In-store vs. online payments
When it comes to choosing a merchant services provider, you first need to consider whether you’ll be doing your credit card processing in person or online, or both. The answer will determine what setup you need.
For example, to accept payments in a physical store from customers, you’ll need a credit card reader and POS system. If all transactions are done online, a virtual terminal will fit the bill; no card reader needed.
Some merchant service companies offer payment gateway and payment processing services for both, while others specialize in just one.
How to accept online credit card payments
If you run an e-commerce business and need to know how to accept credit card payments online, you’ll need to find a credit card processor that specializes in working with e-commerce platforms.
If you use an e-commerce platform like Shopify, you can easily find online payment options that work seamlessly with the tool you use. Once implemented, a customer will be able to add a product to his or her cart, provide payment details, and make the purchase. The payment provider will send you the transaction minus a processing fee. It’s up to you to then fulfill the order.
How to accept in-person credit card payments
Accepting card payments in person is a bit different because you need some physical hardware. First, there’s the POS system, or point-of-sale system. This is the tool you use to process sales and manage inventory (some offer other features like tracking employees’ time worked).
Next, you need a credit card terminal or credit card reader. This is the device that the customer swipes or taps his or her card on to pay for a purchase. Some credit card processors are standalone terminals, while others are built into the tablet or computer POS system. Still others are small card swiping tools.
You have two options for accepting credit or debit card payments: one is for the customer to swipe or tap the card at the terminal. The other is for you to type in the credit card information into your POS system, such as when a customer wants to pay by phone and you don’t have the physical card in front of you. Be aware that there may be higher credit card processing fees with the second option because it’s considered less secure.
How to accept mobile credit card payments
This final option for credit card processing is common for businesses that are on the move, such as selling at events or farmers’ markets and who don’t have a fixed location for payment processing.
You can order a small card reader that you can affix to your mobile device for mobile payment processing. This mobile card reader can typically read magnetic stripe cards or chip cards.
Once you swipe, the process is similar to that of online or in-store payment processing. The credit card processing company will process the transaction and send the payment to your account, minus a fee.
What is the easiest and most affordable method for accepting card payments?

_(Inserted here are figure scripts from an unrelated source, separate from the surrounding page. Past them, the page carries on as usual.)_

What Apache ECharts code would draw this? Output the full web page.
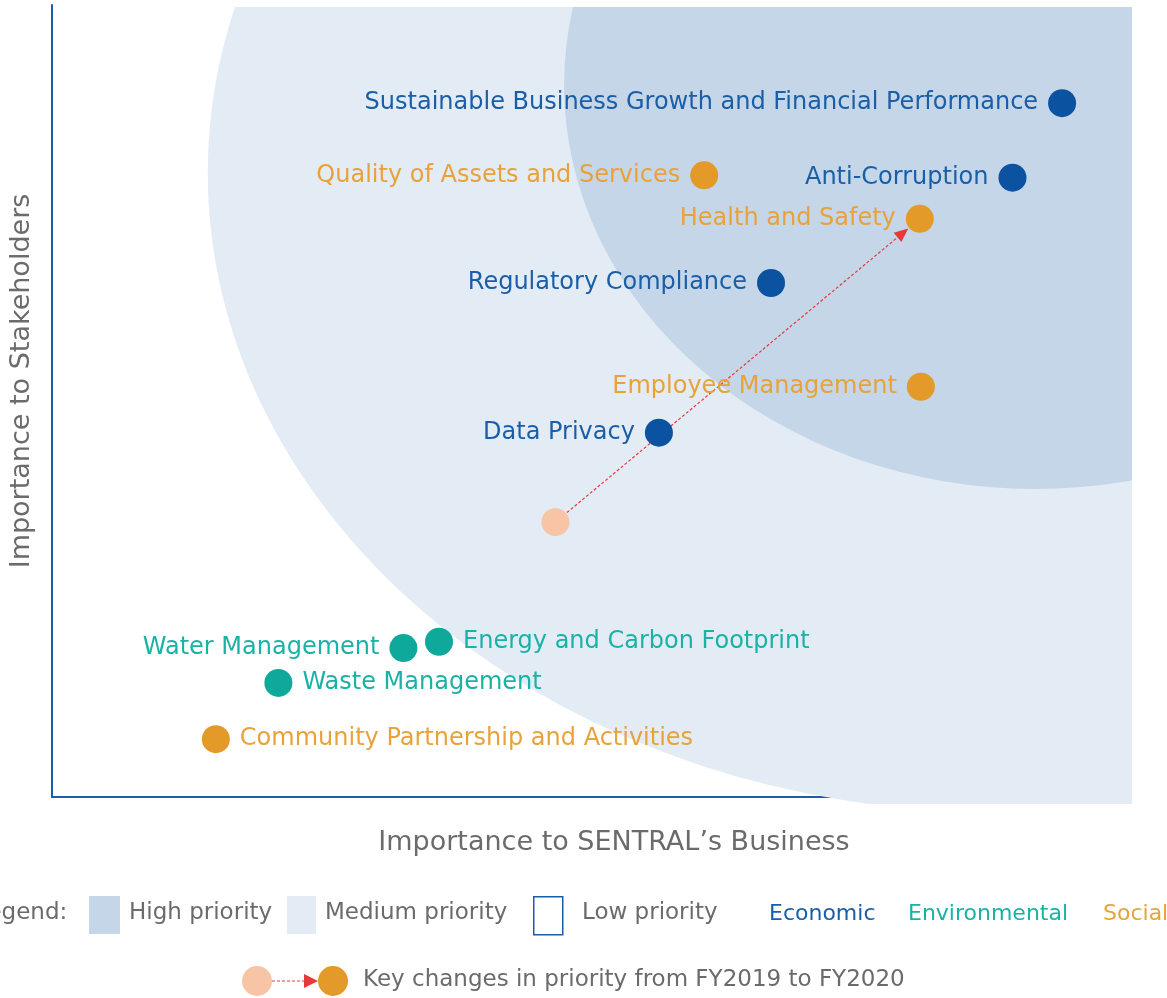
<!DOCTYPE html>
<html>
<head>
<meta charset="utf-8">
<script src="https://cdn.jsdelivr.net/npm/echarts@6/dist/echarts.min.js"></script>
<style>
  html, body { margin: 0; padding: 0; background: #fff; }
  #chart { width: 1167px; height: 998px; }
</style>
</head>
<body>
<div id="chart"></div>
<script>
    // material topics (0-100 on both axes)
    var topics = ['Sustainable Business Growth and Financial Performance', 'Anti-Corruption',
        'Quality of Assets and Services', 'Health and Safety', 'Regulatory Compliance',
        'Employee Management', 'Data Privacy', 'Energy and Carbon Footprint',
        'Water Management', 'Waste Management', 'Community Partnership and Activities'];
    var business = [93.7, 89.1, 60.5, 80.5, 66.7, 80.6, 56.3, 35.9, 32.6, 21.0, 15.2];
    var stakeholders = [87.6, 78.2, 78.5, 73.0, 64.9, 51.8, 46.0, 19.6, 18.8, 14.4, 7.3];
    var pillar = ['Economic', 'Economic', 'Social', 'Social', 'Economic', 'Social', 'Economic',
        'Environmental', 'Environmental', 'Environmental', 'Social'];
    var labelSide = ['left', 'left', 'left', 'left', 'left', 'left', 'left', 'right', 'left', 'right', 'right'];

    // FY2019 position of the topic that moved
    var movedTopic = 'Health and Safety';
    var prevBusiness = 46.7;
    var prevStakeholders = 34.7;

    // priority zones (ellipses in data units)
    var zoneNames = ['Medium priority', 'High priority'];
    var zoneCx = [87.95, 91.2];
    var zoneCy = [78.8, 89.9];
    var zoneRx = [73.5, 43.7];
    var zoneRy = [80.8, 51.0];

    var colors = {
        Economic: '#0b52a0',
        Environmental: '#0fa99b',
        Social: '#e39a28'
    };
    var labelColors = {
        Economic: '#1a5ea8',
        Environmental: '#1ab2a5',
        Social: '#e9a23a'
    };
    var zoneFill = ['#e3ecf4', '#c5d6e8'];
    var font = 'DejaVu Sans';
    var grey = '#6b6b6b';

    var chart = echarts.init(document.getElementById('chart'));

    function pillarData(p) {
        var out = [];
        for (var i = 0; i < topics.length; i++) {
            if (pillar[i] !== p) continue;
            out.push({
                name: topics[i],
                value: [business[i], stakeholders[i]],
                label: { position: labelSide[i] }
            });
        }
        return out;
    }

    function pillarSeries(p) {
        return {
            name: p,
            type: 'scatter',
            symbolSize: 28,
            z: 5,
            itemStyle: { color: colors[p], opacity: 1 },
            label: {
                show: true,
                formatter: '{b}',
                distance: 10,
                fontFamily: font,
                fontSize: 24,
                color: labelColors[p]
            },
            data: pillarData(p)
        };
    }

    var zoneData = [];
    for (var z = 0; z < zoneNames.length; z++) {
        zoneData.push({ name: zoneNames[z], value: [zoneCx[z], zoneCy[z], zoneRx[z], zoneRy[z]] });
    }

    var movedIdx = topics.indexOf(movedTopic);
    var legendFont = '23px "DejaVu Sans"';

    var option = {
        animation: false,
        grid: { left: 51, top: 5, right: 37, bottom: 201 },
        xAxis: {
            type: 'value', min: 0, max: 100,
            name: 'Importance to SENTRAL\u2019s Business',
            nameLocation: 'middle', nameGap: 32,
            nameTextStyle: { fontFamily: font, fontSize: 27, color: grey, padding: [0, 0, 0, 46] },
            axisLine: { lineStyle: { color: '#1a5ea8', width: 2 } },
            axisTick: { show: false }, axisLabel: { show: false }, splitLine: { show: false }
        },
        yAxis: {
            type: 'value', min: 0, max: 100,
            name: 'Importance to Stakeholders',
            nameLocation: 'middle', nameGap: 17,
            nameTextStyle: { fontFamily: font, fontSize: 27, color: grey, padding: [0, 0, 0, 40] },
            axisLine: { lineStyle: { color: '#1a5ea8', width: 2 } },
            axisTick: { show: false }, axisLabel: { show: false }, splitLine: { show: false }
        },
        series: [
            {
                type: 'custom',
                name: 'zones',
                silent: true,
                clip: false,
                z: 1,
                data: zoneData,
                renderItem: function (params, api) {
                    var c = api.coord([api.value(0), api.value(1)]);
                    var s = api.size([api.value(2), api.value(3)]);
                    var cs = params.coordSys;
                    return {
                        type: 'group',
                        clipPath: { type: 'rect', shape: { x: cs.x, y: cs.y + 2, width: cs.width + 2, height: cs.height + 5 } },
                        children: [{
                            type: 'circle',
                            shape: { cx: 0, cy: 0, r: 1 },
                            x: c[0], y: c[1],
                            scaleX: s[0], scaleY: s[1],
                            style: { fill: zoneFill[params.dataIndex] }
                        }]
                    };
                }
            },
            {
                type: 'custom',
                name: 'change',
                silent: true,
                z: 3,
                data: [[prevBusiness, prevStakeholders, business[movedIdx], stakeholders[movedIdx]]],
                renderItem: function (params, api) {
                    var p0 = api.coord([api.value(0), api.value(1)]);
                    var p1 = api.coord([api.value(2), api.value(3)]);
                    var dx = p1[0] - p0[0], dy = p1[1] - p0[1];
                    var len = Math.sqrt(dx * dx + dy * dy);
                    var ux = dx / len, uy = dy / len;
                    var tip = [p1[0] - ux * 15, p1[1] - uy * 15];
                    var base = [tip[0] - ux * 14, tip[1] - uy * 14];
                    return {
                        type: 'group',
                        children: [{
                            type: 'line',
                            shape: { x1: p0[0], y1: p0[1], x2: base[0], y2: base[1] },
                            style: { stroke: '#e8393a', lineWidth: 1.2, lineDash: [3, 2] }
                        }, {
                            type: 'polygon',
                            shape: { points: [tip, [base[0] - uy * 6, base[1] + ux * 6], [base[0] + uy * 6, base[1] - ux * 6]] },
                            style: { fill: '#e8393a' }
                        }]
                    };
                }
            },
            {
                name: 'FY2019',
                type: 'scatter',
                symbolSize: 28,
                z: 4,
                itemStyle: { color: '#f7c5a6', opacity: 1 },
                data: [{ name: movedTopic, value: [prevBusiness, prevStakeholders] }]
            },
            pillarSeries('Economic'),
            pillarSeries('Environmental'),
            pillarSeries('Social')
        ],
        graphic: [
            { type: 'text', left: -25, top: 902, style: { text: 'Legend:', font: legendFont, fill: grey } },
            { type: 'rect', left: 89, top: 896, shape: { width: 31, height: 38 }, style: { fill: '#c5d6e8' } },
            { type: 'text', left: 129, top: 902, style: { text: 'High priority', font: legendFont, fill: grey } },
            { type: 'rect', left: 287, top: 896, shape: { width: 29, height: 38 }, style: { fill: '#e3ecf4' } },
            { type: 'text', left: 325, top: 902, style: { text: 'Medium priority', font: legendFont, fill: grey } },
            { type: 'rect', left: 533, top: 896, shape: { width: 29, height: 38 }, style: { fill: '#fff', stroke: '#1a5ea8', lineWidth: 1.5 } },
            { type: 'text', left: 582, top: 902, style: { text: 'Low priority', font: legendFont, fill: grey } },
            { type: 'text', left: 769, top: 903, style: { text: 'Economic', font: '22px "DejaVu Sans"', fill: labelColors.Economic } },
            { type: 'text', left: 908, top: 903, style: { text: 'Environmental', font: '22px "DejaVu Sans"', fill: labelColors.Environmental } },
            { type: 'text', left: 1103, top: 903, style: { text: 'Social', font: '22px "DejaVu Sans"', fill: labelColors.Social } },
            { type: 'circle', shape: { cx: 257, cy: 981, r: 15 }, style: { fill: '#f7c5a6' } },
            { type: 'line', shape: { x1: 272, y1: 981, x2: 305, y2: 981 }, style: { stroke: '#e8393a', lineWidth: 1.2, lineDash: [3, 2] } },
            { type: 'polygon', shape: { points: [[304, 974], [304, 988], [318, 981]] }, style: { fill: '#e8393a' } },
            { type: 'circle', shape: { cx: 333, cy: 981, r: 15 }, style: { fill: '#e39a28' } },
            { type: 'text', left: 363, top: 969, style: { text: 'Key changes in priority from FY2019 to FY2020', font: legendFont, fill: grey } }
        ]
    };

    chart.setOption(option);
</script>
</body>
</html>
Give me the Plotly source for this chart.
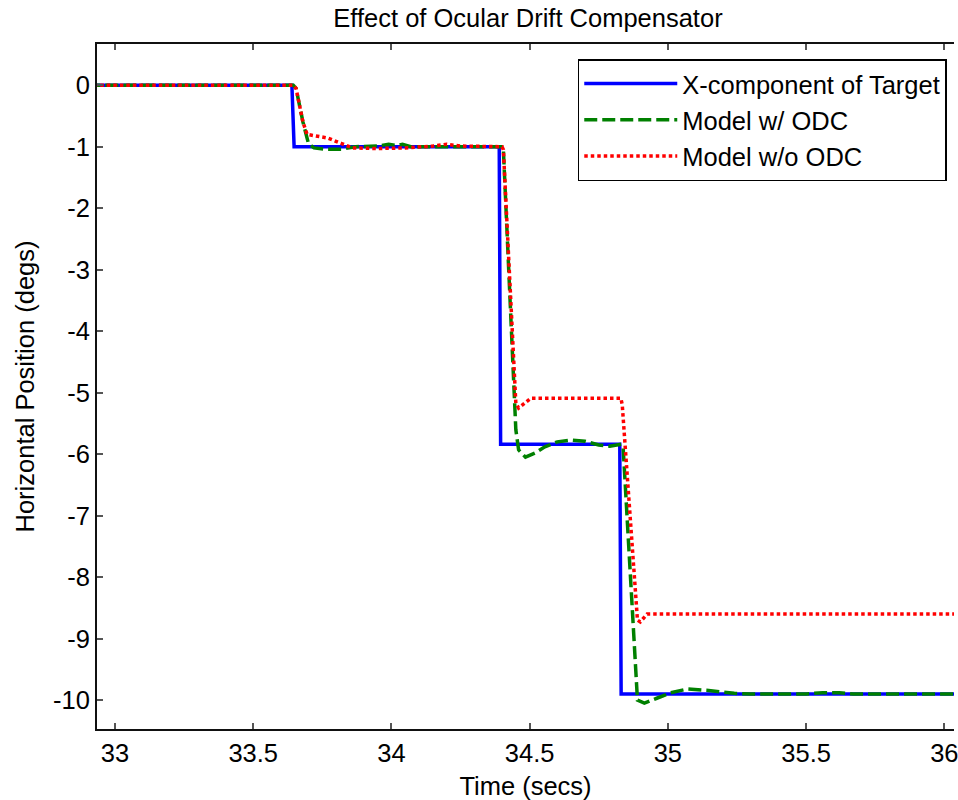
import plotly.graph_objects as go

# Time (secs) and horizontal position (degs)
target_t = [32.90, 33.640, 33.648, 34.390, 34.395, 34.826, 34.831, 36.10]
target_y = [0, 0, -1, -1, -5.84, -5.84, -9.90, -9.90]

odc_t = [32.90, 33.645, 33.655, 33.68, 33.70, 33.72, 33.76, 33.82, 33.87, 33.95, 33.99, 34.02,
         34.04, 34.07, 34.400, 34.405, 34.45, 34.46, 34.485, 34.52, 34.555, 34.60, 34.65, 34.70,
         34.75, 34.79, 34.832, 34.838, 34.89, 34.915, 34.96, 35.01, 35.07, 35.14, 35.24, 35.30,
         35.50, 35.56, 35.62, 35.67, 36.10]
odc_y = [0, 0, -0.05, -0.60, -0.95, -1.02, -1.04, -1.04, -1.00, -0.99, -0.96, -0.98,
         -0.96, -1.00, -1.00, -1.05, -5.60, -5.93, -6.05, -5.98, -5.88, -5.80, -5.77, -5.79,
         -5.85, -5.87, -5.84, -5.88, -10.00, -10.05, -9.97, -9.88, -9.82, -9.84, -9.89, -9.90,
         -9.90, -9.88, -9.88, -9.90, -9.90]

noodc_t = [32.90, 33.645, 33.655, 33.68, 33.695, 33.72, 33.77, 33.82, 33.86, 33.95, 34.05,
           34.15, 34.20, 34.25, 34.400, 34.405, 34.45, 34.46, 34.505, 34.830, 34.835, 34.89,
           34.90, 34.925, 36.10]
noodc_y = [0, 0, -0.05, -0.60, -0.80, -0.82, -0.86, -0.95, -1.02, -1.03, -1.02,
           -0.99, -0.96, -0.99, -1.00, -1.05, -5.17, -5.25, -5.09, -5.09, -5.20, -8.70,
           -8.73, -8.60, -8.60]

x_ticks = [33, 33.5, 34, 34.5, 35, 35.5, 36]
x_tick_text = ["33", "33.5", "34", "34.5", "35", "35.5", "36"]
y_ticks = [0, -1, -2, -3, -4, -5, -6, -7, -8, -9, -10]
y_tick_text = ["0", "-1", "-2", "-3", "-4", "-5", "-6", "-7", "-8", "-9", "-10"]

FONT = "Liberation Sans, Arial, sans-serif"
FS = 25.5

fig = go.Figure()
fig.add_trace(go.Scatter(x=target_t, y=target_y, mode="lines", name="X-component of Target",
                         line=dict(color="#0000FF", width=3.5)))
fig.add_trace(go.Scatter(x=odc_t, y=odc_y, mode="lines", name="Model w/ ODC",
                         line=dict(color="#008000", width=3.5, dash="13px,5px")))
fig.add_trace(go.Scatter(x=noodc_t, y=noodc_y, mode="lines", name="Model w/o ODC",
                         line=dict(color="#FF0000", width=3.5, dash="3.5px,3px")))

fig.update_layout(
    width=958, height=800,
    margin=dict(l=97, r=0, t=44, b=71),
    paper_bgcolor="white", plot_bgcolor="white",
    font=dict(family=FONT, size=FS, color="black"),
    title=dict(text="Effect of Ocular Drift Compensator", x=(97 + 959) / 2 / 958, xanchor="center",
               y=1 - 18 / 800, yanchor="middle", yref="container",
               font=dict(family=FONT, size=FS, color="black")),
    showlegend=True,
    legend=dict(x=(580 - 97) / 861, y=(729 - 59) / 685, xanchor="left", yanchor="top",
                bgcolor="white", bordercolor="black", borderwidth=1.5,
                font=dict(family=FONT, size=FS, color="black"), itemwidth=93,
                tracegroupgap=0),
)
fig.update_xaxes(
    range=[32.935, 36.035], tickvals=x_ticks, ticktext=x_tick_text,
    ticks="inside", ticklen=6, tickcolor="#555555", tickwidth=1.5,
    showline=True, linecolor="#111111", linewidth=2, mirror="ticks",
    showgrid=False, zeroline=False, ticklabeloverflow="allow",
    title=dict(text="Time (secs)", standoff=12, font=dict(family=FONT, size=FS)),
)
fig.update_yaxes(
    range=[-10.47, 0.67], tickvals=y_ticks, ticktext=y_tick_text,
    ticks="inside", ticklen=6, tickcolor="#555555", tickwidth=1.5,
    showline=True, linecolor="#111111", linewidth=2, mirror=False,
    showgrid=False, zeroline=False,
    title=dict(text="Horizontal Position (degs)", standoff=11, font=dict(family=FONT, size=FS)),
)

fig.write_html("out.html")
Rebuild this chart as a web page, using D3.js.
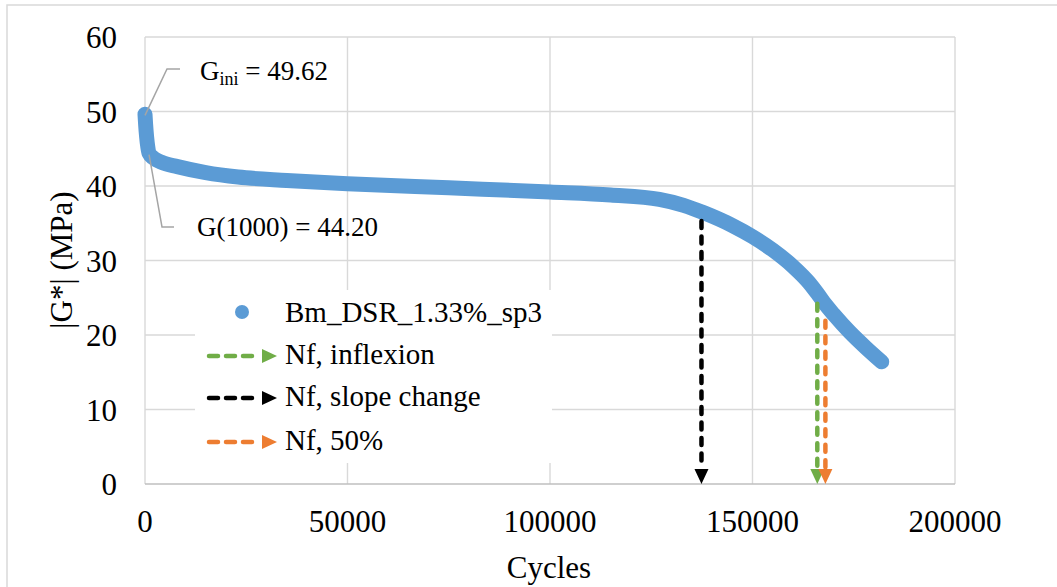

There’s no simple answer to this question when it comes to credit card processing because it depends on what your needs and use are.
That being said, if you’re just starting out and aren’t yet doing too much payment processing, look for a service that charges per transaction rather than a monthly fee. Paypal, Square, Stripe and Venmo all charge a reasonable per-transaction fee that many small business owners prefer.
On the other hand, if you’re starting to process hundreds or thousands of transactions each month, you might be able to save by going with a payment processor that charges a monthly fee. Shopify is one example. Typically with that monthly fee, you get a discount on the per-transaction fee, which can save you if you’re selling in bulk.
How much will I pay in fees?
Speaking of fees, let’s dive in further so you know what to expect with a payment gateway.
There are three fees you may be charged:
- Processing fee: Charged by your payment processor per transaction
- Interchange fee: Charged by the customer’s bank
- Card scheme fee: Charged by credit card brands (called schemes), such as Visa
As mentioned above, some credit card processors charge per transaction. For example, Stripe charges 2.9 percent plus 30 cents per transaction for sales up to $1 million.
Others build in discounted per-transaction fees in a monthly fee. Shopify’s plans start at $29 a month with 2.9 percent plus 30 cent online transaction fees and 2.7 percent plus zero cent in-person fees, in addition to a whole host of other features like an online store and shipping discounts.
Nav’s verdict: Accepting credit card payments
Now that you know how to accept credit card payments and how to choose the right merchant account and credit card processor for your needs, it’s time to start accepting credit card payments!
Don’t be shy about shopping around, though. Keep an eye on the fees you pay for credit card processing over time and see if there’s a competitor who charges less to process card payments. As a business owner, it’s necessary to both keep customers happy and expenses low!